Creating a successful strategy is a daunting task. As noted in the city’s own press release, the CRO will not only need to define the city’s major challenges, but will have to work with groups and individuals from across the city that have never worked together before, and navigate and break down the many different barriers that currently exist in government.
We would argue that Toronto is already a resilient city, and this is where we must begin. While the concept of resilience may not be familiar to everyone, hundreds of thousands of Torontonians understand, and know, what it means to be resilient. It may not be by choice, but they are resilient every day as they negotiate the rising costs of housing, transit, child care and food, and the difficulties of finding decent work. Somehow they find a way to survive these stresses, if only barely.
For a resilience strategy to be successful, people need to be engaged from the outset. It must be built from the ground up and place people at the centre. Taking such a people-centred approach to the strategy’s design, implementation, and evaluation means that processes will include the meaningful engagement of all people, especially those who have traditionally been marginalized from decision-making processes — Indigenous peoples, racialized communities, women, newcomers, people with disabilities, and people living on low incomes.
As the new CRO starts his work on Toronto’s resilience strategy, he has the opportunity to connect with and draw on the expertise, and the resilience, of all Toronto residents. He can best advance the strategy through a process that is co-designed with residents and acknowledges and addresses barriers to the engagement of people who are harder to reach. This will ensure that people with a breadth of lived experiences not only share their stories, but are also treated as valuable partners and collaborators in the decision-making process. An ongoing, co-designed and collaborative process has space for people to contribute thoughtful analysis and critical feedback to design, implementation, and evaluation.
Engaging people meaningfully is a long-term commitment. It’s a commitment that moves beyond a consultation-heavy process and towards one of inclusive policy development. It makes equity a core component of the strategy and all its processes.
We know that people experience systems and structures differently, so it’s important to develop a strategy that not only acknowledges these differences, but actively addresses them through systemic solutions that are based on equity.
The CRO doesn’t have to look very far for a place to start. The City’s own Equity, Diversity & Human Rights Division is an important resource to support a focused and effective equity analysis. Other readily available resources are existing resident advisory committees at the City, including the Seniors Forum, the TO Prosperity Lived Experience Advisory Group, Tenants First as well as the Toronto Strong Neighbourhood Resident Advisory Group, and the Toronto Youth Cabinet. And it shouldn’t stop there. Thousands of people gather in and across neighbourhoods and communities, and have perspectives and expertise that can strengthen the strategy.
The CRO should reimagine how the City can work with these groups and community leaders. Supporting people with lived experience of poverty to take leadership roles within the City and in their communities means that mechanisms and resources will be required to create stronger communication and points of engagement with each other and how they connect back to the communities they are intended to represent.

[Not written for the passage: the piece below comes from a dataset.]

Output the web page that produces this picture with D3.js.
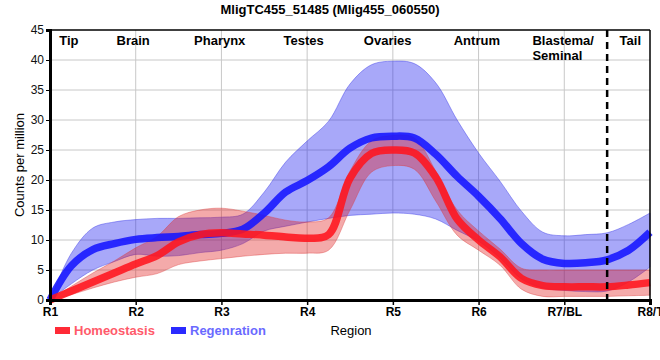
<!DOCTYPE html>
<html>
<head>
<meta charset="utf-8">
<script src="https://cdn.jsdelivr.net/npm/d3@7"></script>
<style>
  html, body { margin: 0; padding: 0; background: #fff; }
  svg { display: block; font-family: "Liberation Sans", Arial, sans-serif; }
</style>
</head>
<body>
<svg id="chart" width="660" height="360"></svg>
<script>
// ---- data ----
const regions = ["R1", "R2", "R3", "R4", "R5", "R6", "R7/BL", "R8/T"];
const tissues = ["Tip", "Brain", "Pharynx", "Testes", "Ovaries", "Antrum", "Blastema/|Seminal", "Tail"];
const yTicks = [0, 5, 10, 15, 20, 25, 30, 35, 40, 45];
// positions along the region axis (R1 = 0 ... R8/T = 7)
const pos = [0, 0.25, 0.5, 0.75, 1, 1.25, 1.5, 1.75, 2, 2.25, 2.5, 2.75, 3, 3.25, 3.5,
             3.75, 4, 4.25, 4.5, 4.75, 5, 5.25, 5.5, 5.75, 6, 6.25, 6.5, 6.75, 7];
const regMean = [0, 5.7, 8.4, 9.4, 10.1, 10.4, 10.6, 10.9, 11.1, 11.8, 14.5, 18.0, 19.9, 22.2, 25.3,
                 27.0, 27.3, 27.0, 24.3, 20.6, 17.3, 13.6, 9.4, 6.8, 6.1, 6.2, 6.7, 8.3, 11.3];
const regHigh = [0, 7.8, 12.0, 13.0, 13.4, 13.6, 13.6, 13.7, 13.8, 14.3, 18.0, 23.0, 26.5, 29.8, 36.0,
                 39.2, 39.8, 39.4, 36.2, 30.0, 24.5, 19.8, 14.8, 11.3, 10.7, 10.9, 11.2, 12.6, 14.5];
const regLow  = [0, 2.7, 5.0, 6.4, 7.6, 7.3, 7.4, 7.9, 8.3, 9.4, 11.5, 12.3, 13.0, 13.6, 14.1,
                 14.3, 14.5, 14.3, 13.5, 11.6, 9.8, 7.0, 3.5, 2.0, 1.6, 1.4, 1.5, 3.0, 5.5];
const homMean = [0, 1.5, 3.0, 4.5, 6.0, 7.4, 9.7, 10.9, 11.2, 11.0, 10.8, 10.5, 10.3, 10.9, 20.3,
                 24.4, 25.0, 24.5, 20.5, 13.5, 10.0, 7.2, 3.6, 2.4, 2.2, 2.2, 2.2, 2.5, 2.9];
const homHigh = [0, 2.3, 4.5, 6.5, 8.7, 10.6, 13.9, 15.0, 15.3, 14.8, 14.1, 13.3, 13.0, 13.7, 21.5,
                 26.5, 27.4, 27.0, 21.5, 15.0, 11.5, 8.5, 5.3, 5.0, 5.0, 5.0, 5.0, 5.0, 5.0];
const homLow  = [0, 0.9, 2.0, 3.0, 3.8, 4.4, 5.9, 6.5, 6.9, 7.3, 7.6, 7.8, 7.8, 8.3, 15.0,
                 21.3, 22.4, 21.8, 16.5, 10.8, 8.3, 5.8, 1.8, 0.6, 0.6, 0.6, 0.6, 0.7, 0.8];
const seriesNames = ["Homeostasis", "Regenration"];

// ---- layout ----
const svg = d3.select("#chart");
const L = 50, R = 650, T = 30, B = 300;
const x = d3.scaleLinear().domain([0, regions.length - 1]).range([L, R]);
const y = d3.scaleLinear().domain([0, 45]).range([B, T]);

// title
svg.append("text").attr("x", 330).attr("y", 14).attr("text-anchor", "middle")
  .attr("font-weight", "bold").attr("font-size", 13).text("MligTC455_51485 (Mlig455_060550)");

// grid
svg.append("g").selectAll("line").data(yTicks.slice(1, -1)).join("line")
  .attr("x1", L).attr("x2", R).attr("y1", d => y(d)).attr("y2", d => y(d))
  .attr("stroke", "#c8c8c8").attr("stroke-width", 1);
svg.append("g").selectAll("line").data(d3.range(1, regions.length - 1)).join("line")
  .attr("x1", d => x(d)).attr("x2", d => x(d)).attr("y1", T).attr("y2", B)
  .attr("stroke", "#c8c8c8").attr("stroke-width", 1);

// bands and lines
const rows = pos.map((p, i) => ({p, rm: regMean[i], rh: regHigh[i], rl: regLow[i],
                                  hm: homMean[i], hh: homHigh[i], hl: homLow[i]}));
const curve = d3.curveCatmullRom.alpha(0.5);
const area = (hi, lo) => d3.area().curve(curve).x(d => x(d.p)).y0(d => y(d[lo])).y1(d => y(d[hi]));
const line = k => d3.line().curve(curve).x(d => x(d.p)).y(d => y(d[k]));

const plot = svg.append("g");
plot.append("path").datum(rows).attr("d", area("rh", "rl"))
  .attr("fill", "rgba(20,20,240,0.37)").attr("stroke", "rgba(60,60,230,0.45)").attr("stroke-width", 1);
plot.append("path").datum(rows).attr("d", area("hh", "hl"))
  .attr("fill", "rgba(225,20,20,0.36)").attr("stroke", "rgba(220,60,60,0.4)").attr("stroke-width", 1);
plot.append("path").datum(rows).attr("d", line("rm"))
  .attr("fill", "none").attr("stroke", "rgba(20,20,255,0.88)").attr("stroke-width", 7.5)
  .attr("stroke-linejoin", "round");
plot.append("path").datum(rows).attr("d", line("hm"))
  .attr("fill", "none").attr("stroke", "rgba(255,20,30,0.88)").attr("stroke-width", 7.5)
  .attr("stroke-linejoin", "round");

// dashed separator between R7/BL and R8/T
svg.append("line").attr("x1", x(6.5)).attr("x2", x(6.5)).attr("y1", T).attr("y2", B)
  .attr("stroke", "#000").attr("stroke-width", 2.5).attr("stroke-dasharray", "7,5");

// frame
svg.append("line").attr("x1", L).attr("x2", R).attr("y1", T).attr("y2", T).attr("stroke", "#000").attr("stroke-width", 1.5);
svg.append("line").attr("x1", R).attr("x2", R).attr("y1", T).attr("y2", B).attr("stroke", "#000").attr("stroke-width", 1.5);

// axes
const yAxis = svg.append("g").attr("transform", `translate(${L},0)`)
  .call(d3.axisLeft(y).tickValues(yTicks).tickSize(4).tickPadding(2));
yAxis.select(".domain").attr("stroke-width", 3);
yAxis.selectAll("text").attr("font-size", 12).attr("fill", "#111").attr("font-family", "Liberation Sans, Arial, sans-serif");

const xAxis = svg.append("g").attr("transform", `translate(0,${B})`)
  .call(d3.axisBottom(x).tickValues(d3.range(regions.length)).tickFormat(i => regions[i]).tickSize(5).tickPadding(2));
xAxis.select(".domain").attr("stroke-width", 3);
xAxis.selectAll(".tick line").attr("stroke-width", 1.5);
xAxis.selectAll("text").attr("font-size", 12).attr("font-weight", "bold").attr("fill", "#000")
  .attr("font-family", "Liberation Sans, Arial, sans-serif");

// tissue labels
const tissueAt = [0.22, 0.97, 1.98, 2.96, 3.94, 4.98, 5.99, 6.77];
tissues.forEach((t, i) => {
  const parts = t.split("|");
  const tx = svg.append("text").attr("font-weight", "bold").attr("font-size", 13)
    .attr("text-anchor", parts.length > 1 ? "start" : "middle");
  parts.forEach((p, j) => {
    tx.append("tspan").attr("x", parts.length > 1 ? x(tissueAt[i]) - 31 : x(tissueAt[i]))
      .attr("y", 45 + j * 15).text(p);
  });
});

// axis titles
svg.append("text").attr("transform", "translate(24,165) rotate(-90)").attr("text-anchor", "middle")
  .attr("font-size", 13).text("Counts per million");
svg.append("text").attr("x", 351).attr("y", 335).attr("text-anchor", "middle")
  .attr("font-size", 13).text("Region");

// legend
const legendColors = ["#ff2a36", "#2a2aff"];
const legendText = ["#ff5a6a", "#6a6aff"];
const legendX = [55, 171];
seriesNames.forEach((s, i) => {
  svg.append("rect").attr("x", legendX[i]).attr("y", 327).attr("width", 15).attr("height", 7)
    .attr("fill", legendColors[i]);
  svg.append("text").attr("x", legendX[i] + 19).attr("y", 335).attr("font-size", 13)
    .attr("font-weight", "bold").attr("fill", legendText[i]).text(s);
});
</script>
</body>
</html>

It means that the CRO must challenge the way the City sees people on low incomes as well as historically marginalized communities. He will need to create a process that sees people as having a right to be at the decision-making table, beyond their ability to share their experiences of hardship and stresses.
The Chief Resilience Officer may have a daunting two years ahead of him as he works on a resilience strategy for the City of Toronto. But if he plays his cards right and includes a people-centred process based on equity in his work, he can enable space for people to join him in developing a resilience strategy that works for everyone in the city.